Give the number of lines in the data that contain "this", and nothing more.

## start Information given

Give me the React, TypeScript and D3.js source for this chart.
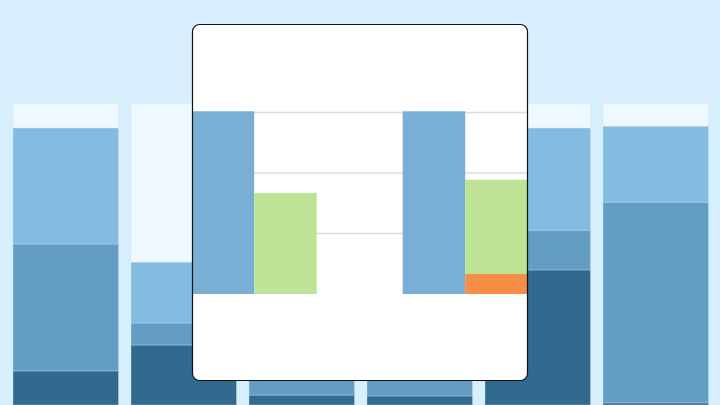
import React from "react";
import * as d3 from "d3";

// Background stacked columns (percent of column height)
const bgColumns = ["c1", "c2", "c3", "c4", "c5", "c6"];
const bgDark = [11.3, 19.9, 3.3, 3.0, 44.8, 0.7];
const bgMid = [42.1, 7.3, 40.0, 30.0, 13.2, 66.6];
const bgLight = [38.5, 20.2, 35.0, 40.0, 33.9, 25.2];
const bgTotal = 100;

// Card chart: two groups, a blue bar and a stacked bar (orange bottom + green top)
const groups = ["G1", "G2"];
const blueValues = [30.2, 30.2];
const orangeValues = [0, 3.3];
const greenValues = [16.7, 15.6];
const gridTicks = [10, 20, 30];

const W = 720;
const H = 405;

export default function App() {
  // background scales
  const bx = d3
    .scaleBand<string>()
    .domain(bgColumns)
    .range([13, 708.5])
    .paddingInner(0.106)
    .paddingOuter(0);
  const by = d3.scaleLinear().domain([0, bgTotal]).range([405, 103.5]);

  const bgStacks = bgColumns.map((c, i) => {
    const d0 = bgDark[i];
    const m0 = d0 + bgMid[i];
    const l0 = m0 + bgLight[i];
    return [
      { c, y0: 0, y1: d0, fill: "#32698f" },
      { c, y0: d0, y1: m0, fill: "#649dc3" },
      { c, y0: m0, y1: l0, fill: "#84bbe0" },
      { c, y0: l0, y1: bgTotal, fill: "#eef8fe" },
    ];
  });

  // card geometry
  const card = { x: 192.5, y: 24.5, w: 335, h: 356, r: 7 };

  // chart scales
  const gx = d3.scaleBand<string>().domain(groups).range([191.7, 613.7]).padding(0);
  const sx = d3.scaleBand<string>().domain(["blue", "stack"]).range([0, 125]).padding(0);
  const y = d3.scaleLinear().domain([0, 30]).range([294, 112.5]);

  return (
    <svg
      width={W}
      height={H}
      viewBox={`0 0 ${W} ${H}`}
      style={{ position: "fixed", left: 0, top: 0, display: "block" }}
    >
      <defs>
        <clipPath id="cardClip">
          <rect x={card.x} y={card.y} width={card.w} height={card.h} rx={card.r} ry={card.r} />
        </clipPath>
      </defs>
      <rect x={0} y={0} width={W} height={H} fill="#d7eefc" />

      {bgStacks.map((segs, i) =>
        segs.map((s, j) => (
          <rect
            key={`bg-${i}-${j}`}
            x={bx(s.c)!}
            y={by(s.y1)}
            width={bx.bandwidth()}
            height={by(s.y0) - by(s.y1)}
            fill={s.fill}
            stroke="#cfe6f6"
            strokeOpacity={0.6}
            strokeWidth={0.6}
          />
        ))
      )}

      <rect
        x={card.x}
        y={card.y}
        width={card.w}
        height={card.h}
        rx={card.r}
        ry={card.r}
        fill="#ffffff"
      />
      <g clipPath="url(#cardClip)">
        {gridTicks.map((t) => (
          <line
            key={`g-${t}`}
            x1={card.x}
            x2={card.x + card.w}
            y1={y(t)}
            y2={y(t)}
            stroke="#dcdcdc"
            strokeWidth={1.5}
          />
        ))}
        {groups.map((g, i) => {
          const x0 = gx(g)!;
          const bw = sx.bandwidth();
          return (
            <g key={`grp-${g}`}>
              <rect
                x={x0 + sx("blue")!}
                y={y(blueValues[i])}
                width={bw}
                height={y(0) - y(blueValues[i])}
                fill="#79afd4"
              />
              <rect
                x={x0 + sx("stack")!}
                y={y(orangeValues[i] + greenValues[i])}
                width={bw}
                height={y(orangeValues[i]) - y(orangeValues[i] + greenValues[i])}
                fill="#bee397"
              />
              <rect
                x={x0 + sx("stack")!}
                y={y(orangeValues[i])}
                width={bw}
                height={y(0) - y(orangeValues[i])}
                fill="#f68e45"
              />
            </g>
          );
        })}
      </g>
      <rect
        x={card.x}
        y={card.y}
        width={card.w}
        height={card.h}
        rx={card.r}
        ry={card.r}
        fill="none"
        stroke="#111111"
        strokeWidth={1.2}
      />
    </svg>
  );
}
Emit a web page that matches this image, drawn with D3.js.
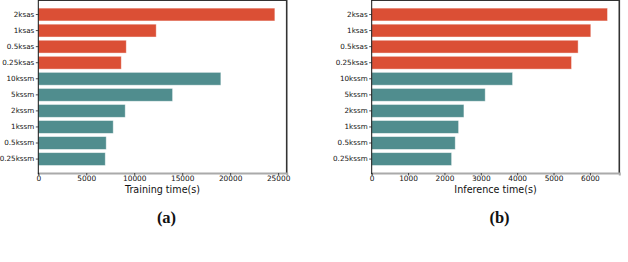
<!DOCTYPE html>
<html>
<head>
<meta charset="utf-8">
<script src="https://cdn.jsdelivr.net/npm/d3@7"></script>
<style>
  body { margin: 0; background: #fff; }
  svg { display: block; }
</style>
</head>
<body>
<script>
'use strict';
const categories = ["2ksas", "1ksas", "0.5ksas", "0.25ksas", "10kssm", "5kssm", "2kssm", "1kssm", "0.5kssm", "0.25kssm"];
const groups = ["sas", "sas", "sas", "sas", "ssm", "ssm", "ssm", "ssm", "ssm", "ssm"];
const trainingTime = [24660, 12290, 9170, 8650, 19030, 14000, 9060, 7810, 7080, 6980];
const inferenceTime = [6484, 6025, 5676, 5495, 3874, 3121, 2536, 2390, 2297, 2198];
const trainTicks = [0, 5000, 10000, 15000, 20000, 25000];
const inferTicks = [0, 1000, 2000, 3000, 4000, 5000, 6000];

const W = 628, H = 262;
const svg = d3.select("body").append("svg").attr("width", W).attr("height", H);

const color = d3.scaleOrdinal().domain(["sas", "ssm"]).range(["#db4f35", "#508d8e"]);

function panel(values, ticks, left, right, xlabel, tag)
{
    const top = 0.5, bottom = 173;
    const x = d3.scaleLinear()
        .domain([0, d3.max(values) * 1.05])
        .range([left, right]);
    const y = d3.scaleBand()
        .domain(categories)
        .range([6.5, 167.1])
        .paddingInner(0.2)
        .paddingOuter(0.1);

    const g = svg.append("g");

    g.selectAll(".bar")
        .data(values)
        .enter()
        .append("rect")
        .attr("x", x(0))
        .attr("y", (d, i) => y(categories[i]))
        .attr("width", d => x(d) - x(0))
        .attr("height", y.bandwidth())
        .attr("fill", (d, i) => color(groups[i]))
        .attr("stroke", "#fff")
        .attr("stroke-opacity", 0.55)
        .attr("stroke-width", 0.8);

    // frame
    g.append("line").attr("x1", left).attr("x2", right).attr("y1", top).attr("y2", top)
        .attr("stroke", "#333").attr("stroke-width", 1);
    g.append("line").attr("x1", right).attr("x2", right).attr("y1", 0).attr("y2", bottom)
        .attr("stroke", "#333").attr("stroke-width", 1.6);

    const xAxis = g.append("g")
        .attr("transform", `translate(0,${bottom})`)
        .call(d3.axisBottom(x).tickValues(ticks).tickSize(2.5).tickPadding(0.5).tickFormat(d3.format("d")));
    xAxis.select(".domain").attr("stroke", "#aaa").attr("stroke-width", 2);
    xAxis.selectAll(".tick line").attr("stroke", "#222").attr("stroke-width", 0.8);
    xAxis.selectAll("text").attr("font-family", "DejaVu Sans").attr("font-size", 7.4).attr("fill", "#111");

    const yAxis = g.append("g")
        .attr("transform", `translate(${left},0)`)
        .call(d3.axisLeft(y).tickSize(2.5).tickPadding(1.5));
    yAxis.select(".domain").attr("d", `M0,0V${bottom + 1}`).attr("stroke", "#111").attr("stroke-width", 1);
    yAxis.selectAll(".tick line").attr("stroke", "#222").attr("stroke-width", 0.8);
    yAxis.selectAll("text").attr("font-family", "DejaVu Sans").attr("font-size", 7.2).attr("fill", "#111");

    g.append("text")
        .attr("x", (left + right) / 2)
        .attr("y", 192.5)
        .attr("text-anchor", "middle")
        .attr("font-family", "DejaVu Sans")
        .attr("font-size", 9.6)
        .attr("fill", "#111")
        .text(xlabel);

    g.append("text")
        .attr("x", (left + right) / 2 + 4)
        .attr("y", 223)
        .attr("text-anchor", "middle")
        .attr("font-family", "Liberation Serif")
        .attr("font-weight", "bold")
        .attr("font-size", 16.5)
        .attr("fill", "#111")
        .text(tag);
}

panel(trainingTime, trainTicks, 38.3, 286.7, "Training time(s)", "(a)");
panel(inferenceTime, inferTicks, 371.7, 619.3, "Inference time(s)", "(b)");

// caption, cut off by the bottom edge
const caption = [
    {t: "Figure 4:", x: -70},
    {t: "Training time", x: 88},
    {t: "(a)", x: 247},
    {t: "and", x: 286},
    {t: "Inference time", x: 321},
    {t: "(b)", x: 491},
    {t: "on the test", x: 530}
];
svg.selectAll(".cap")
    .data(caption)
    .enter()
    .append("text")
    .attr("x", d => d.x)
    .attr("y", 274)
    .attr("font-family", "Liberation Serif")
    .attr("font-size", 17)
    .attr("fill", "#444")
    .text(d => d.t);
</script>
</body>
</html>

## end Information given

- Expected answer
2